**** MATERIAL

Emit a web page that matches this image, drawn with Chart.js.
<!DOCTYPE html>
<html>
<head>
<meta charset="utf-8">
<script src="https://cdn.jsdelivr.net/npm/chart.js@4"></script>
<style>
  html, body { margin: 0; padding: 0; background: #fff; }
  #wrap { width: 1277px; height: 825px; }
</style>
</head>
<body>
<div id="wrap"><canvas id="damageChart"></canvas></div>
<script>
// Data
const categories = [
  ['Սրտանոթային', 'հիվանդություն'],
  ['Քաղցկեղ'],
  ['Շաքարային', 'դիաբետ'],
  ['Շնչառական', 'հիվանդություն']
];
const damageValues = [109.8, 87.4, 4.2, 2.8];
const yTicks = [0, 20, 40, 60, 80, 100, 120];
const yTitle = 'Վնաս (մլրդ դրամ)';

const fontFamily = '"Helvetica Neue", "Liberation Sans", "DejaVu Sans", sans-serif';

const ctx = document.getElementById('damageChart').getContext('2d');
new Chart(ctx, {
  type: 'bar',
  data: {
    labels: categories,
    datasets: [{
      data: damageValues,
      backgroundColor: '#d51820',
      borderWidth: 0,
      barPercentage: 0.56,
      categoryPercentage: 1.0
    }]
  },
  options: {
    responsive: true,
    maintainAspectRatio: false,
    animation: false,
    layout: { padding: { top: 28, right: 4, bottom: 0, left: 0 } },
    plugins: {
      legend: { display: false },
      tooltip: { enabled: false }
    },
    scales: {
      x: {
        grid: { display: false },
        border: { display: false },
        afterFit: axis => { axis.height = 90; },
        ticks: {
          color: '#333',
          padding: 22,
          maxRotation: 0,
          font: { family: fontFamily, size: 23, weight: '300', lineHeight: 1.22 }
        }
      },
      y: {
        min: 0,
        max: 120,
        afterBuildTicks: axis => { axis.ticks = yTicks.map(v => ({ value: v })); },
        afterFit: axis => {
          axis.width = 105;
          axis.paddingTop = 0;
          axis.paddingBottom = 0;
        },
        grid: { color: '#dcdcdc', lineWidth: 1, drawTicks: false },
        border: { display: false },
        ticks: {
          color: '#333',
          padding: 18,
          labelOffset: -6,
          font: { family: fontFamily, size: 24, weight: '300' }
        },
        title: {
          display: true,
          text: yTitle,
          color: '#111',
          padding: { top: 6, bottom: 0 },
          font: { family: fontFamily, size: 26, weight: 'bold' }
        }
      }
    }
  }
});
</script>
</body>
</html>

********
**** MATERIAL

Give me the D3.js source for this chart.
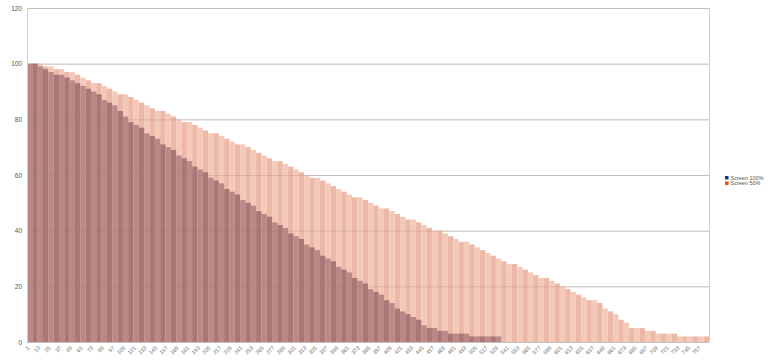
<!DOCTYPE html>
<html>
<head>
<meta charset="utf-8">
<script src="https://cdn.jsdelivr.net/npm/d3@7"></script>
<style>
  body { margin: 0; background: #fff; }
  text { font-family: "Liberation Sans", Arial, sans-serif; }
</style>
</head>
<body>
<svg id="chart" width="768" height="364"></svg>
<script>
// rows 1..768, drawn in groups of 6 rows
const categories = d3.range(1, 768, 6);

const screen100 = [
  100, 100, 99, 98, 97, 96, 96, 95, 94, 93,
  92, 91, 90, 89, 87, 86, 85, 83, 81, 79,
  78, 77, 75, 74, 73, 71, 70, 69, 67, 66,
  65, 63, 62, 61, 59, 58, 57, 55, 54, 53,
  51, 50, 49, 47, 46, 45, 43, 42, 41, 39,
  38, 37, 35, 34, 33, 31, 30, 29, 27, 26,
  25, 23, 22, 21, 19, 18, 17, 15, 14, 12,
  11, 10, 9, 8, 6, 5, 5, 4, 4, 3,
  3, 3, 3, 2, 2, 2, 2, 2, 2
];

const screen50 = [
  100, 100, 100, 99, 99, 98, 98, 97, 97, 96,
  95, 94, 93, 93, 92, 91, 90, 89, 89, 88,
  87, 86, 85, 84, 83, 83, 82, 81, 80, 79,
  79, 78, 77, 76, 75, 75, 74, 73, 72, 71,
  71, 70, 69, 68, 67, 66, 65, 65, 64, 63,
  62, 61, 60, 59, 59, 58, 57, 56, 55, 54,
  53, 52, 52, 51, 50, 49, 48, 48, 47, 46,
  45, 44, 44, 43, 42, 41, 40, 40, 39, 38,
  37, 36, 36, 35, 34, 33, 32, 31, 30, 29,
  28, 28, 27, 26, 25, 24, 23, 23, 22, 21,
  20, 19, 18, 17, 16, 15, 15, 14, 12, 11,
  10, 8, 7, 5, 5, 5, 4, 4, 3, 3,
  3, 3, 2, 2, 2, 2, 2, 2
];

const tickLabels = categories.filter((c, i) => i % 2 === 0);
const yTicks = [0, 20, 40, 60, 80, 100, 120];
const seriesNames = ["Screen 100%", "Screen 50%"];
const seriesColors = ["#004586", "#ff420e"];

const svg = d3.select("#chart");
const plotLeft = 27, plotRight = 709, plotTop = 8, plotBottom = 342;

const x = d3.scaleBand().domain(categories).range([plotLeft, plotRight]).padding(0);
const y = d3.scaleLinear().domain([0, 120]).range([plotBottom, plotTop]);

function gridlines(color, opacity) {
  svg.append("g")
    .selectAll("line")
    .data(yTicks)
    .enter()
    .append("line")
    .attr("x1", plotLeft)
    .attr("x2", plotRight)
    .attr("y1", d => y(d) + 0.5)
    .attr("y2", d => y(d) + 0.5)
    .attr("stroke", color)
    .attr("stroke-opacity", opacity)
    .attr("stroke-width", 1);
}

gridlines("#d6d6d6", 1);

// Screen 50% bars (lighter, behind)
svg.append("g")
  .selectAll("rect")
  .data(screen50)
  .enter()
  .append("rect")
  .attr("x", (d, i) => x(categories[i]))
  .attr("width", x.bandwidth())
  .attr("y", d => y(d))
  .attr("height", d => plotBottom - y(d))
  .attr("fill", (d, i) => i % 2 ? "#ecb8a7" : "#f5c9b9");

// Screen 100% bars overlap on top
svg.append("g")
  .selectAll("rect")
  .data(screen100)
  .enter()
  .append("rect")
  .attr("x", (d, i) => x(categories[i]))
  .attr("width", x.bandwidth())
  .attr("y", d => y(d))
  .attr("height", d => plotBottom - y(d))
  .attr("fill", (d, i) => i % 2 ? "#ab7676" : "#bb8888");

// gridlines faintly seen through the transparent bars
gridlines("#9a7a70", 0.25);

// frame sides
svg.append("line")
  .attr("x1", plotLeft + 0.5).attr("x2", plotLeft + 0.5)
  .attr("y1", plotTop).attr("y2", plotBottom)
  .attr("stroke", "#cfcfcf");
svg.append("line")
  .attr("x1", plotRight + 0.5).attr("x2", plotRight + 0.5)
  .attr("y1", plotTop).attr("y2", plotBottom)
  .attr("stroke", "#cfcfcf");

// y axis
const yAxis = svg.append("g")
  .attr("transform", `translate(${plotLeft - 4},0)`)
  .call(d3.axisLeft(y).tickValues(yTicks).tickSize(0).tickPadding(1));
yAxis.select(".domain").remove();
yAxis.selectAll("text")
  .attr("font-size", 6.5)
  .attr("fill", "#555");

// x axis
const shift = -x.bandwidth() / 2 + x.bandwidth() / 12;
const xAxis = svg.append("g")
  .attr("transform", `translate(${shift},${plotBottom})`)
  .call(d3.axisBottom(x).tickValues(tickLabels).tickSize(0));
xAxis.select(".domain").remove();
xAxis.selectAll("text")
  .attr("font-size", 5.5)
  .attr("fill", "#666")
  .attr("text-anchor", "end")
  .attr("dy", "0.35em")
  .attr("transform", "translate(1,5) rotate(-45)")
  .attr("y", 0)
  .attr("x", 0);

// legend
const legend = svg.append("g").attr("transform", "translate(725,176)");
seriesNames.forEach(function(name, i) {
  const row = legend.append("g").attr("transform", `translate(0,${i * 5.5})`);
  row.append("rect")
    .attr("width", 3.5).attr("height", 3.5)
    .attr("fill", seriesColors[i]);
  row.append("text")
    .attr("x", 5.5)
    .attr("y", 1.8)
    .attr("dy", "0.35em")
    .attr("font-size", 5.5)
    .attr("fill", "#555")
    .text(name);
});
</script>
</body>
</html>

********
**** MATERIAL

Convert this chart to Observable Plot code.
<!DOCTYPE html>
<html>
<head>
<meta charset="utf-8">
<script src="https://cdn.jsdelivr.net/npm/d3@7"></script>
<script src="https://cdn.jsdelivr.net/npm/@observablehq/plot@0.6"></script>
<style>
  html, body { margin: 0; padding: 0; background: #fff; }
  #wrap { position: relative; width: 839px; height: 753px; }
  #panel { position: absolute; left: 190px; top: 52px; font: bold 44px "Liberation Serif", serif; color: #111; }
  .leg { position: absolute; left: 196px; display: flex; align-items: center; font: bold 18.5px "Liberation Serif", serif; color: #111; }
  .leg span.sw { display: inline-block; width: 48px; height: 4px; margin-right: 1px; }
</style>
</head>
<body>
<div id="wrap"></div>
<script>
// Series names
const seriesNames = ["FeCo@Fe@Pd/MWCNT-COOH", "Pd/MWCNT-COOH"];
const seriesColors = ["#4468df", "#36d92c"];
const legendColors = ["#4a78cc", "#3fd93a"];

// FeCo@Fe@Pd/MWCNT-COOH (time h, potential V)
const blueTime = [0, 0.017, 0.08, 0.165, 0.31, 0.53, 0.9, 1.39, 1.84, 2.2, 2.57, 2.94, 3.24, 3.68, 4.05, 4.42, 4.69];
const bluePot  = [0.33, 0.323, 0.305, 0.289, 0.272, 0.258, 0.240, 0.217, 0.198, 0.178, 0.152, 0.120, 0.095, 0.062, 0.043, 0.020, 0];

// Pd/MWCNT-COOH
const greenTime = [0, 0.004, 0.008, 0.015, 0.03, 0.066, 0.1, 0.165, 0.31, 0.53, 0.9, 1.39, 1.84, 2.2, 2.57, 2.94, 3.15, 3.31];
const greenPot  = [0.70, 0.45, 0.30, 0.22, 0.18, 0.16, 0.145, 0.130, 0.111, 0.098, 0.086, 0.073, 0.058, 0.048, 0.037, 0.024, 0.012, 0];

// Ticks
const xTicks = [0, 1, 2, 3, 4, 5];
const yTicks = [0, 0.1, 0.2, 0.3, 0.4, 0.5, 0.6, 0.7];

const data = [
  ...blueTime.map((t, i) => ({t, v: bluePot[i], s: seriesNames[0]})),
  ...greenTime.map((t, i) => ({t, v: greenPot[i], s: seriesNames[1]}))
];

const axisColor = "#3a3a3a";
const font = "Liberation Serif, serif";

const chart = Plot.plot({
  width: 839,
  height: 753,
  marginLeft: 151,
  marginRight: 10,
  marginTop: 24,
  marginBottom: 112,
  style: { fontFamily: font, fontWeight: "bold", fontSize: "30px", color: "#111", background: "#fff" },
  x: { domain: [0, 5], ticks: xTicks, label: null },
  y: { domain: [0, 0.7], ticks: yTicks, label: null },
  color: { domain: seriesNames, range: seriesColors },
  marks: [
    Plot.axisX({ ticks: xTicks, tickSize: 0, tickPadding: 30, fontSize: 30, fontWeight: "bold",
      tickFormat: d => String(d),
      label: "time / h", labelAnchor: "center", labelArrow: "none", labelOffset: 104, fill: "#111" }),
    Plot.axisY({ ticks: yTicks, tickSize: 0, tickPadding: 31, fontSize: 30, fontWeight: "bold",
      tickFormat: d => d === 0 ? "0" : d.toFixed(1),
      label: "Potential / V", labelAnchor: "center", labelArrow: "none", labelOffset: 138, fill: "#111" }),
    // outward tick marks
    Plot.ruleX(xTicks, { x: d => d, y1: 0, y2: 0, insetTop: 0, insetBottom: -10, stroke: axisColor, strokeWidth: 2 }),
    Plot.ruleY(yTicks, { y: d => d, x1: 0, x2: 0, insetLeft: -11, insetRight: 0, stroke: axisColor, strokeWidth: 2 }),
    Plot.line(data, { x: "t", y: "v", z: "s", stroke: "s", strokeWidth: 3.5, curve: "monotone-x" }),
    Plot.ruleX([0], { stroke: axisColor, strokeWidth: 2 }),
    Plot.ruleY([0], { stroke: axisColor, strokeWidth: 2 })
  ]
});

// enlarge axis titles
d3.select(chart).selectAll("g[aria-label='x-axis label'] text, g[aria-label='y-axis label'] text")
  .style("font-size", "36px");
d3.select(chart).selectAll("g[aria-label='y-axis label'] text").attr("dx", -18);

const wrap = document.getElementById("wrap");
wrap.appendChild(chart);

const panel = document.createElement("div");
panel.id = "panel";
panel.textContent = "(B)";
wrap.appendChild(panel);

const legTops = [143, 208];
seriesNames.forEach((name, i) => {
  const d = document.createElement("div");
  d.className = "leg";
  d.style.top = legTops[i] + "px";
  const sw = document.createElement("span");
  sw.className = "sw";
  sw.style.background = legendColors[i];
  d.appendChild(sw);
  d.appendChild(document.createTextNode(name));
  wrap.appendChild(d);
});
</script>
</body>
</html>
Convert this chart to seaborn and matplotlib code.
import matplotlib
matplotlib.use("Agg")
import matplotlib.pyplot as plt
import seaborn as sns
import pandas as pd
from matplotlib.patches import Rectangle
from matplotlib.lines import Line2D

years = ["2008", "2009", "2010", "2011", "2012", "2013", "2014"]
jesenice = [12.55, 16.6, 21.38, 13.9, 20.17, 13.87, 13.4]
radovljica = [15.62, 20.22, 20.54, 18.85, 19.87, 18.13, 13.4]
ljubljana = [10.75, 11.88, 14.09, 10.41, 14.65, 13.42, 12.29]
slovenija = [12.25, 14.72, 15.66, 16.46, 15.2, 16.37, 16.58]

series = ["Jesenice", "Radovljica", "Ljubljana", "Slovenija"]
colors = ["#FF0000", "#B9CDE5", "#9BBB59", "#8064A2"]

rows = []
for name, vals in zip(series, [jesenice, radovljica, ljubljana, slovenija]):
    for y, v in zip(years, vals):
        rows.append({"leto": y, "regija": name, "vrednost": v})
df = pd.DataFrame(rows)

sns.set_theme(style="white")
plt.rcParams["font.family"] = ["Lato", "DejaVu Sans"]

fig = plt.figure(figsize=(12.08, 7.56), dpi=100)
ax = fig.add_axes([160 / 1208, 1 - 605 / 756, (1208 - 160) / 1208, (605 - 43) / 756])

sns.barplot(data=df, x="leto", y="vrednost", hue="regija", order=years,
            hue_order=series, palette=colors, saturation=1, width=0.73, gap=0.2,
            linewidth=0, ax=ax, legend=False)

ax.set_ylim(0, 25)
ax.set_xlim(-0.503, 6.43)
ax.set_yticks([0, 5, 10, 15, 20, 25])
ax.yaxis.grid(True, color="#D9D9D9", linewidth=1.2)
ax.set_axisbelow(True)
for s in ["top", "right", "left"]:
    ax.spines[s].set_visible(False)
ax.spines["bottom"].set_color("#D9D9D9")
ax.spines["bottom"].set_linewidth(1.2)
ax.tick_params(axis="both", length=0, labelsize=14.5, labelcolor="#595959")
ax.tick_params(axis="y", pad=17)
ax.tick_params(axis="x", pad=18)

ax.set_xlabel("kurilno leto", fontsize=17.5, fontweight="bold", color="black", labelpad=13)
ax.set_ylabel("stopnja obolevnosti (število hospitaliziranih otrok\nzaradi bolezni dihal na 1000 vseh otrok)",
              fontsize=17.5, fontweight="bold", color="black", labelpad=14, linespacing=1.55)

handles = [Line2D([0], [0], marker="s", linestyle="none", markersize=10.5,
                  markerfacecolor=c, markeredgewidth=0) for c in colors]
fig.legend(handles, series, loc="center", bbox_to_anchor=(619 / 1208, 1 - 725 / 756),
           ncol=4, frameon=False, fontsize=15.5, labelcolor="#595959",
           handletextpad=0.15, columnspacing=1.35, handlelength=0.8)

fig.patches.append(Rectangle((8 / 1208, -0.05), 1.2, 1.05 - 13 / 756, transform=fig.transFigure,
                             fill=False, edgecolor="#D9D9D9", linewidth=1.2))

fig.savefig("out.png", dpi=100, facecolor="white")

********

*AIM:*
Starting at the line containing "Give me the D3.js source for this chart." and stopping after the line containing "const categories = d3.range(1, 768, 6);", give the lines again exactly and leave out every image.

*EXPECTED ANSWER:*
Give me the D3.js source for this chart.
<!DOCTYPE html>
<html>
<head>
<meta charset="utf-8">
<script src="https://cdn.jsdelivr.net/npm/d3@7"></script>
<style>
  body { margin: 0; background: #fff; }
  text { font-family: "Liberation Sans", Arial, sans-serif; }
</style>
</head>
<body>
<svg id="chart" width="768" height="364"></svg>
<script>
// rows 1..768, drawn in groups of 6 rows
const categories = d3.range(1, 768, 6);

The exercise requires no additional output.